Como en las actuales circunstancias históricas y
políticas considero evidente por sí que es inviable la realización de cualquier
absolutismo teológico de ascendencia judeocristiana, posibilidad que anida sólo
en los perversos delirios de autojustificación intimidatoria de un conglomerado
ideológico que suele recibir el paradójico nombre de «Nuevo Orden Mundial», lo
natural no deberá ejercer de dique “entre” sino “frente a” una legislación
arbitraria potenciada por un absolutismo a-teológico.
Intuyo que la renombrada «cristianofobia» que gana
terreno en las sociedades occidentales y que, a mi juicio, es necesariamente indisociable
de una paralela y acelerada «islamofilia», es el síntoma de una mutación profunda,
de largo alcance, en el corazón mismo de la concepción de democracia. Puesto
que no excluye la teocracia, la única forma práctica de combatir la religión será
empezar a construir la democracia sobre los fundamentos de una correspondiente a-teocracia.

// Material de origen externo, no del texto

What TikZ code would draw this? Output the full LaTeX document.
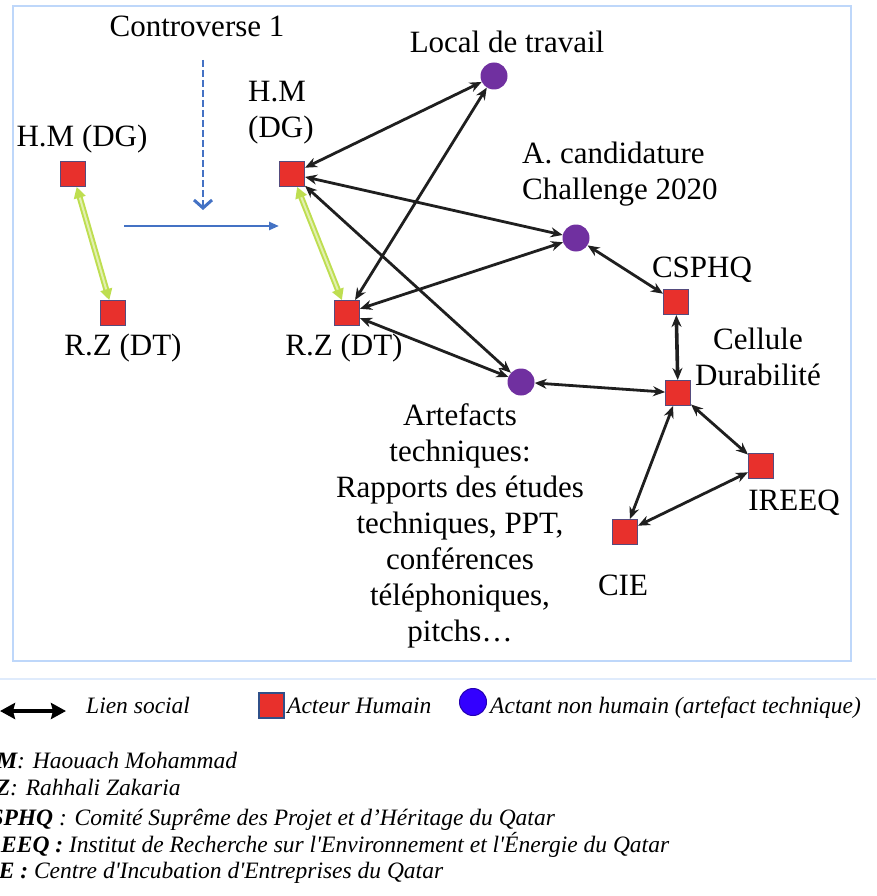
\documentclass[tikz,border=0pt]{standalone}
\usepackage{fontspec}
\setmainfont{Liberation Serif}
\usetikzlibrary{arrows.meta}
\definecolor{actred}{RGB}{232,48,44}
\definecolor{actedge}{RGB}{85,75,125}
\definecolor{artpurple}{RGB}{112,48,160}
\definecolor{legblue}{RGB}{51,0,255}
\definecolor{framebl}{RGB}{190,215,250}
\definecolor{ctrblue}{RGB}{68,114,196}
\definecolor{limeg}{RGB}{190,222,80}
\newcommand{\sq}{\textquotesingle}

\begin{document}
\begin{tikzpicture}[
  x=1pt, y=-1pt,
  acteur/.style={draw=actedge, fill=actred, line width=1pt, minimum size=25pt, inner sep=0pt},
  actant/.style={circle, fill=artpurple, minimum size=27pt, inner sep=0pt},
  lbl/.style={font=\fontsize{31}{36}\selectfont, inner sep=0pt, anchor=base},
  leg/.style={font=\fontsize{23.5}{27.5}\selectfont\itshape, inner sep=0pt, anchor=base west},
  lien/.style={{Stealth[length=12pt,width=10pt]}-{Stealth[length=12pt,width=10pt]},
               line width=2.8pt, draw=black!88},
  duo/.style={draw=limeg, double=limeg!45, double distance=2pt, line width=2pt,
              {Triangle[length=11pt,width=12pt]}-{Triangle[length=11pt,width=12pt]}},
  ctrl/.style={draw=ctrblue, line width=2.8pt, dash pattern=on 7pt off 3pt,
               -{Straight Barb[length=8pt,width=18pt,line width=3pt]}},
  evol/.style={draw=ctrblue, line width=2.4pt, -{Triangle[length=10pt,width=8pt]}}
]
\useasboundingbox (0,0) rectangle (876,896);
\clip (0,0) rectangle (876,896);

% Frame
\draw[framebl, line width=2pt] (13,6) rectangle (851,661);
\draw[framebl!50, line width=1.5pt] (0,679) -- (876,679);

% Before the controversy
\node[acteur] (hm1) at (73,174) {};
\node[acteur] (rz1) at (113,313) {};
\node[lbl] (hm1Lbl) at (82,147) {H.M (DG)};
\node[lbl] (rz1Lbl) at (123,355) {R.Z (DT)};
\draw[duo] (hm1) -- (rz1);

% Controversy
\node[lbl] (ctrLbl) at (197,37) {Controverse 1};
\coordinate (ctrTop) at (203,60);
\coordinate (ctrBot) at (203,210);
\draw[ctrl] (ctrTop) -- (ctrBot);
\coordinate (evA) at (124,226);
\coordinate (evB) at (279,226);
\draw[evol] (evA) -- (evB);

% Actors
\node[acteur] (hm2) at (292,174) {};
\node[acteur] (rz2) at (347,313) {};
\node[acteur] (csphq) at (676,302) {};
\node[acteur] (cellule) at (678,393) {};
\node[acteur] (ireeq) at (761,466) {};
\node[acteur] (cie) at (625,532) {};

% Actants
\node[actant] (local) at (494,76) {};
\node[actant] (cand) at (576,238) {};
\node[actant] (artef) at (521,382) {};

% Labels (multi-line ones sit on their last baseline)
\node[lbl, anchor=base west, align=left] (hm2Lbl) at (248,138) {H.M\\(DG)};
\node[lbl] (rz2Lbl) at (344,355) {R.Z (DT)};
\node[lbl] (localLbl) at (507,53) {Local de travail};
\node[lbl, anchor=base west, align=left] (candLbl) at (522,200) {A. candidature\\Challenge 2020};
\node[lbl] (csphqLbl) at (702,277) {CSPHQ};
\node[lbl, align=center] (celluleLbl) at (758,385) {Cellule\\Durabilité};
\node[lbl, align=center] (artefLbl) at (460,641)
  {Artefacts\\techniques:\\Rapports des études\\techniques, PPT,\\conférences\\téléphoniques,\\pitchs…};
\node[lbl] (ireeqLbl) at (794,510) {IREEQ};
\node[lbl] (cieLbl) at (623,595) {CIE};

% Social links
\draw[duo] (hm2) -- (rz2);
\draw[lien] (hm2) -- (local);
\draw[lien] (rz2) -- (local);
\draw[lien] (hm2) -- (cand);
\draw[lien] (rz2) -- (cand);
\draw[lien] (hm2) -- (artef);
\draw[lien] (rz2) -- (artef);
\draw[lien] (cand) -- (csphq);
\draw[lien, line width=3.6pt] (csphq) -- (cellule);
\draw[lien] (artef) -- (cellule);
\draw[lien] (cellule) -- (ireeq);
\draw[lien] (cellule) -- (cie);
\draw[lien] (ireeq) -- (cie);

% Legend
\coordinate (legA) at (0,711);
\coordinate (legB) at (66,711);
\draw[line width=4pt, {Stealth[length=15pt,width=16pt,inset=2pt]}-{Stealth[length=15pt,width=16pt,inset=2pt]}]
  (legA) -- (legB);
\node[leg] (legLien) at (86,713) {Lien social};
\node[acteur, draw=ctrblue!70!black, line width=2pt] (legActeur) at (271,705) {};
\node[leg] (legActeurTxt) at (287,713) {Acteur Humain};
\node[circle, fill=legblue, draw=legblue!70!black, line width=1pt, minimum size=27pt, inner sep=0pt]
  (legActant) at (473,702) {};
\node[leg] (legActantTxt) at (490,713) {Actant non humain (artefact technique)};

% Abbreviations
\node[leg] (defHM) at (17,768) {\llap{\bfseries H.M}: Haouach Mohammad};
\node[leg] (defRZ) at (10,795) {\llap{\bfseries R.Z}: Rahhali Zakaria};
\node[leg] (defCS) at (53,825) {\llap{\bfseries CSPHQ} : Comité Suprême des Projet et d’Héritage du Qatar};
\node[leg] (defIR) at (63,852) {\llap{\bfseries IREEQ :} Institut de Recherche sur l\sq Environnement et l\sq Énergie du Qatar};
\node[leg] (defCI) at (28,878) {\llap{\bfseries CIE :} Centre d\sq Incubation d\sq Entreprises du Qatar};
\end{tikzpicture}
\end{document}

Para Brague, “la paradoja interesante consiste en que
lo que aparece cada vez más claramente es que la infraestructura de lo humano
no puede fundarse sino en la religión”, pues, desde un punto de vista político,
el contractualismo legal vigente no puede satisfacer la búsqueda del sentido
metafísico de la existencia humana como algo bueno o malo. Ahora bien, en los
albores de una época transhumanista tengo mis dudas de que la necesidad humana
de creer en un dios no sea sometida a un proceso de (de)construcción
irreligiosa.
Creo que estamos asistiendo a un implacable proceso
de sacralización de lo profano en tanto que profanado. Es lógico que el
cristianismo sea acosado con una voluntad implícita de exterminio, mediante
diversas tácticas de violencia institucionalizada, para las cuales la
ateocracia en su versión democrática cuenta con los más sofisticados
dispositivos: petición canónica de eliminación del celibato identificado como
causa de los abusos sexuales; supresión legal del secreto de confesión
identificado con el encubrimiento criminal; limitación estricta de la libertad de
conciencia clasificada primero como coacción moral, cuando no a punto de ser
regulada como delito de omisión (sanitaria y/o educativa); restricción de la
patria potestad entendida como resistencia ilegítima al ejercicio de la
autoridad del Estado…
Asfixiada en el ámbito privado, la simbología
religiosa será extirpada de su dimensión social y sustituida por un emocionalismo
que garantice el cierre disciplinar y autosatisfecho de una sociedad cuyos miembros
no podrán contar con ningún tipo de apoyo externo. Como en un cuento de
Maupassant que ahora no logro encontrar, todas las puertas de la mazmorra estarán
abiertas y sólo, a punto de franquear el umbral de la libertad, notaremos a
nuestra espalda la mano de un comprensivo inquisidor preguntándonos adónde queremos ir
teniendo tantas cosas pendientes de qué hablar.
“Nuestros sistemas jurídicos occidentales parten de la idea según la cual en el hombre se puede descender hasta un nivel elemental anterior a la aceptación de tal o cual acceso al mundo de lo divino. El hecho de ser un hombre sería más profundo que la división del género humano en diversas religiones. Sin embargo, no hay nada en ello que vaya por sí. A fin que lo humano pueda poseer un valor, cabe no tanto que el hombre reciba de Dios órdenes a ejecutar, sino que Dios comience por pronunciar sobre la esencia y la existencia del hombre un juicio aprobador. Es muy posible que nos veamos forzados a fundar este primado de lo humano, y como resultado nuestros sistemas jurídicos occidentales, sobre una cierta teología de la creación”.
(Rémi Brague, Sur la religion).
Güelfo, monacal, mientras (des)espero, seguiré mirando a Quien traspasaron.